Images should be left out, and everything else in the listing reproduced exactly.
** START DATA **
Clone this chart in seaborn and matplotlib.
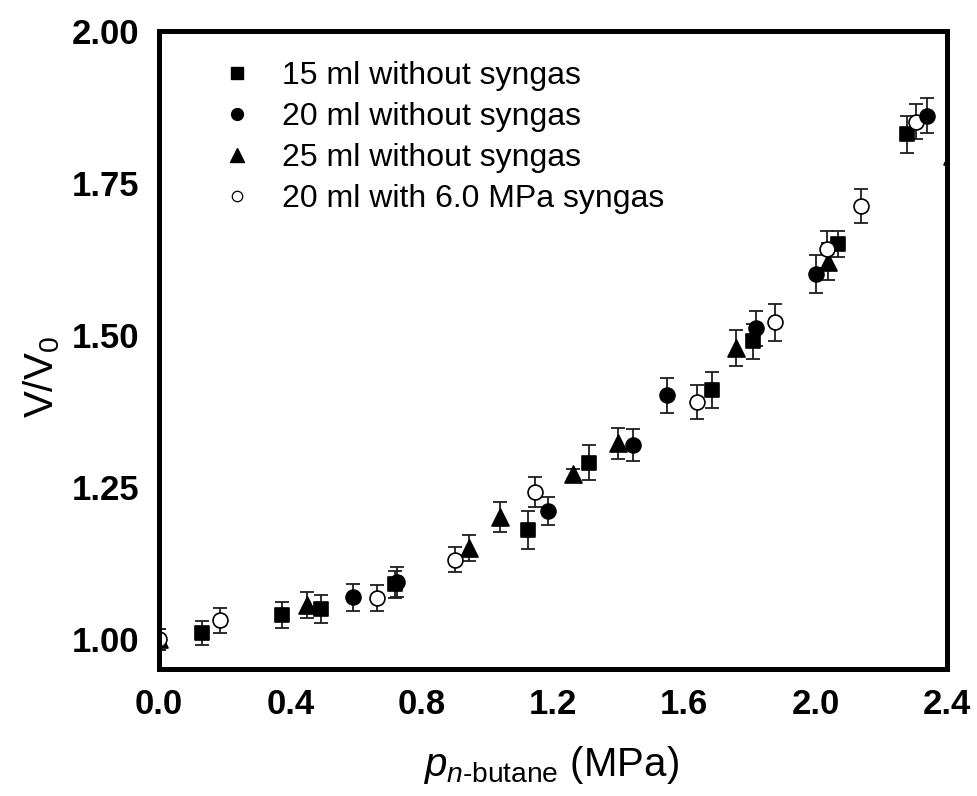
import matplotlib
matplotlib.use("Agg")
import matplotlib.pyplot as plt
from matplotlib.lines import Line2D
import seaborn as sns
import pandas as pd

# Swelling ratio V/V0 of the liquid phase versus n-butane partial pressure
sq_p = [0.13, 0.375, 0.495, 0.72, 1.125, 1.31, 1.683, 1.808, 2.069, 2.277]
sq_v = [1.01, 1.04, 1.05, 1.09, 1.18, 1.29, 1.41, 1.49, 1.65, 1.83]
sq_e = [0.02, 0.021, 0.023, 0.023, 0.031, 0.029, 0.030, 0.029, 0.022, 0.030]

ci_p = [0.592, 0.725, 1.186, 1.445, 1.546, 1.818, 2.001, 2.338]
ci_v = [1.069, 1.094, 1.211, 1.319, 1.401, 1.511, 1.601, 1.861]
ci_e = [0.022, 0.024, 0.023, 0.026, 0.029, 0.029, 0.031, 0.029]

tr_p = [0.0, 0.45, 0.945, 1.039, 1.26, 1.399, 1.756, 2.039, 2.416]
tr_v = [1.00, 1.056, 1.150, 1.201, 1.272, 1.322, 1.479, 1.621, 1.795]
tr_e = [0.017, 0.021, 0.022, 0.025, 0.008, 0.026, 0.030, 0.031, 0.008]

oc_p = [0.0, 0.186, 0.665, 0.902, 1.146, 1.639, 1.875, 2.036, 2.138, 2.306]
oc_v = [1.00, 1.031, 1.068, 1.131, 1.242, 1.390, 1.521, 1.641, 1.712, 1.851]
oc_e = [0.017, 0.020, 0.021, 0.021, 0.024, 0.028, 0.031, 0.030, 0.028, 0.029]

labels = ["15 ml without syngas", "20 ml without syngas",
          "25 ml without syngas", "20 ml with 6.0 MPa syngas"]
x_ticks = [0.0, 0.4, 0.8, 1.2, 1.6, 2.0, 2.4]
y_ticks = [1.00, 1.25, 1.50, 1.75, 2.00]

sns.set_theme(style="white")
plt.rcParams["font.family"] = ["Liberation Sans", "DejaVu Sans"]
plt.rcParams["text.color"] = "black"
plt.rcParams["axes.labelcolor"] = "black"
plt.rcParams["xtick.color"] = "black"
plt.rcParams["ytick.color"] = "black"
plt.rcParams["mathtext.fontset"] = "custom"
plt.rcParams["mathtext.rm"] = "Liberation Sans"
plt.rcParams["mathtext.it"] = "Liberation Sans:italic"
plt.rcParams["mathtext.bf"] = "Liberation Sans:bold"

fig = plt.figure(figsize=(9.77, 7.96), dpi=100)
ax = fig.add_axes([0.1627, 0.1595, 0.8066, 0.8015])

series = [
    (sq_p, sq_v, sq_e, "s", 88, "black"),
    (tr_p, tr_v, tr_e, "^", 150, "black"),
    (oc_p, oc_v, oc_e, "o", 115, "white"),
    (ci_p, ci_v, ci_e, "o", 115, "black"),
]

for p, v, e, mk, size, face in series:
    ax.errorbar(p, v, yerr=e, fmt="none", ecolor="#1e1e1e", elinewidth=1.3,
                capsize=5, capthick=1.3, zorder=2)
    df = pd.DataFrame({"p": p, "v": v})
    sns.scatterplot(data=df, x="p", y="v", marker=mk, s=size, color=face,
                    edgecolor="black", linewidth=1.2, ax=ax, zorder=3,
                    legend=False, clip_on=True)

ax.set_xlim(0.0, 2.4)
ax.set_ylim(0.951, 2.0)
ax.set_xticks(x_ticks)
ax.set_xticklabels([f"{t:.1f}" for t in x_ticks])
ax.set_yticks(y_ticks)
ax.set_yticklabels([f"{t:.2f}" for t in y_ticks])
ax.tick_params(length=0, pad=14, labelsize=25, colors="black")
for t in ax.get_xticklabels() + ax.get_yticklabels():
    t.set_fontweight("bold")

for s in ax.spines.values():
    s.set_visible(True)
    s.set_linewidth(3.6)
    s.set_color("black")
    s.set_zorder(4)
ax.grid(False)

ax.set_xlabel(r"$p_{n\text{-butane}}$ (MPa)", fontsize=29, color="black")
ax.set_ylabel(r"V/V$_0$", fontsize=29, color="black")
ax.xaxis.set_label_coords(0.4975, -0.118)
ax.xaxis.label.set_va("top")
ax.yaxis.set_label_coords(-0.123, 0.458)

handles = [
    Line2D([], [], ls="none", marker="s", ms=8.5, mfc="black", mec="black"),
    Line2D([], [], ls="none", marker="o", ms=8.5, mfc="black", mec="black"),
    Line2D([], [], ls="none", marker="^", ms=9.5, mfc="black", mec="black"),
    Line2D([], [], ls="none", marker="o", ms=7.5, mfc="white", mec="black",
           mew=0.9),
]
leg = ax.legend(handles, labels, loc="upper left",
                bbox_to_anchor=(0.062, 0.9725), frameon=False, fontsize=23,
                handlelength=1.0, handletextpad=0.93, labelspacing=0.34,
                borderaxespad=0.0)
for t in leg.get_texts():
    t.set_color("black")

fig.savefig("out.png", dpi=100, facecolor="white")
** END DATA **
> SOLUTION FOR THIS TASK
Clone this chart in seaborn and matplotlib.
import matplotlib
matplotlib.use("Agg")
import matplotlib.pyplot as plt
from matplotlib.lines import Line2D
import seaborn as sns
import pandas as pd

# Swelling ratio V/V0 of the liquid phase versus n-butane partial pressure
sq_p = [0.13, 0.375, 0.495, 0.72, 1.125, 1.31, 1.683, 1.808, 2.069, 2.277]
sq_v = [1.01, 1.04, 1.05, 1.09, 1.18, 1.29, 1.41, 1.49, 1.65, 1.83]
sq_e = [0.02, 0.021, 0.023, 0.023, 0.031, 0.029, 0.030, 0.029, 0.022, 0.030]

ci_p = [0.592, 0.725, 1.186, 1.445, 1.546, 1.818, 2.001, 2.338]
ci_v = [1.069, 1.094, 1.211, 1.319, 1.401, 1.511, 1.601, 1.861]
ci_e = [0.022, 0.024, 0.023, 0.026, 0.029, 0.029, 0.031, 0.029]

tr_p = [0.0, 0.45, 0.945, 1.039, 1.26, 1.399, 1.756, 2.039, 2.416]
tr_v = [1.00, 1.056, 1.150, 1.201, 1.272, 1.322, 1.479, 1.621, 1.795]
tr_e = [0.017, 0.021, 0.022, 0.025, 0.008, 0.026, 0.030, 0.031, 0.008]

oc_p = [0.0, 0.186, 0.665, 0.902, 1.146, 1.639, 1.875, 2.036, 2.138, 2.306]
oc_v = [1.00, 1.031, 1.068, 1.131, 1.242, 1.390, 1.521, 1.641, 1.712, 1.851]
oc_e = [0.017, 0.020, 0.021, 0.021, 0.024, 0.028, 0.031, 0.030, 0.028, 0.029]

labels = ["15 ml without syngas", "20 ml without syngas",
          "25 ml without syngas", "20 ml with 6.0 MPa syngas"]
x_ticks = [0.0, 0.4, 0.8, 1.2, 1.6, 2.0, 2.4]
y_ticks = [1.00, 1.25, 1.50, 1.75, 2.00]

sns.set_theme(style="white")
plt.rcParams["font.family"] = ["Liberation Sans", "DejaVu Sans"]
plt.rcParams["text.color"] = "black"
plt.rcParams["axes.labelcolor"] = "black"
plt.rcParams["xtick.color"] = "black"
plt.rcParams["ytick.color"] = "black"
plt.rcParams["mathtext.fontset"] = "custom"
plt.rcParams["mathtext.rm"] = "Liberation Sans"
plt.rcParams["mathtext.it"] = "Liberation Sans:italic"
plt.rcParams["mathtext.bf"] = "Liberation Sans:bold"

fig = plt.figure(figsize=(9.77, 7.96), dpi=100)
ax = fig.add_axes([0.1627, 0.1595, 0.8066, 0.8015])

series = [
    (sq_p, sq_v, sq_e, "s", 88, "black"),
    (tr_p, tr_v, tr_e, "^", 150, "black"),
    (oc_p, oc_v, oc_e, "o", 115, "white"),
    (ci_p, ci_v, ci_e, "o", 115, "black"),
]

for p, v, e, mk, size, face in series:
    ax.errorbar(p, v, yerr=e, fmt="none", ecolor="#1e1e1e", elinewidth=1.3,
                capsize=5, capthick=1.3, zorder=2)
    df = pd.DataFrame({"p": p, "v": v})
    sns.scatterplot(data=df, x="p", y="v", marker=mk, s=size, color=face,
                    edgecolor="black", linewidth=1.2, ax=ax, zorder=3,
                    legend=False, clip_on=True)

ax.set_xlim(0.0, 2.4)
ax.set_ylim(0.951, 2.0)
ax.set_xticks(x_ticks)
ax.set_xticklabels([f"{t:.1f}" for t in x_ticks])
ax.set_yticks(y_ticks)
ax.set_yticklabels([f"{t:.2f}" for t in y_ticks])
ax.tick_params(length=0, pad=14, labelsize=25, colors="black")
for t in ax.get_xticklabels() + ax.get_yticklabels():
    t.set_fontweight("bold")

for s in ax.spines.values():
    s.set_visible(True)
    s.set_linewidth(3.6)
    s.set_color("black")
    s.set_zorder(4)
ax.grid(False)

ax.set_xlabel(r"$p_{n\text{-butane}}$ (MPa)", fontsize=29, color="black")
ax.set_ylabel(r"V/V$_0$", fontsize=29, color="black")
ax.xaxis.set_label_coords(0.4975, -0.118)
ax.xaxis.label.set_va("top")
ax.yaxis.set_label_coords(-0.123, 0.458)

handles = [
    Line2D([], [], ls="none", marker="s", ms=8.5, mfc="black", mec="black"),
    Line2D([], [], ls="none", marker="o", ms=8.5, mfc="black", mec="black"),
    Line2D([], [], ls="none", marker="^", ms=9.5, mfc="black", mec="black"),
    Line2D([], [], ls="none", marker="o", ms=7.5, mfc="white", mec="black",
           mew=0.9),
]
leg = ax.legend(handles, labels, loc="upper left",
                bbox_to_anchor=(0.062, 0.9725), frameon=False, fontsize=23,
                handlelength=1.0, handletextpad=0.93, labelspacing=0.34,
                borderaxespad=0.0)
for t in leg.get_texts():
    t.set_color("black")

fig.savefig("out.png", dpi=100, facecolor="white")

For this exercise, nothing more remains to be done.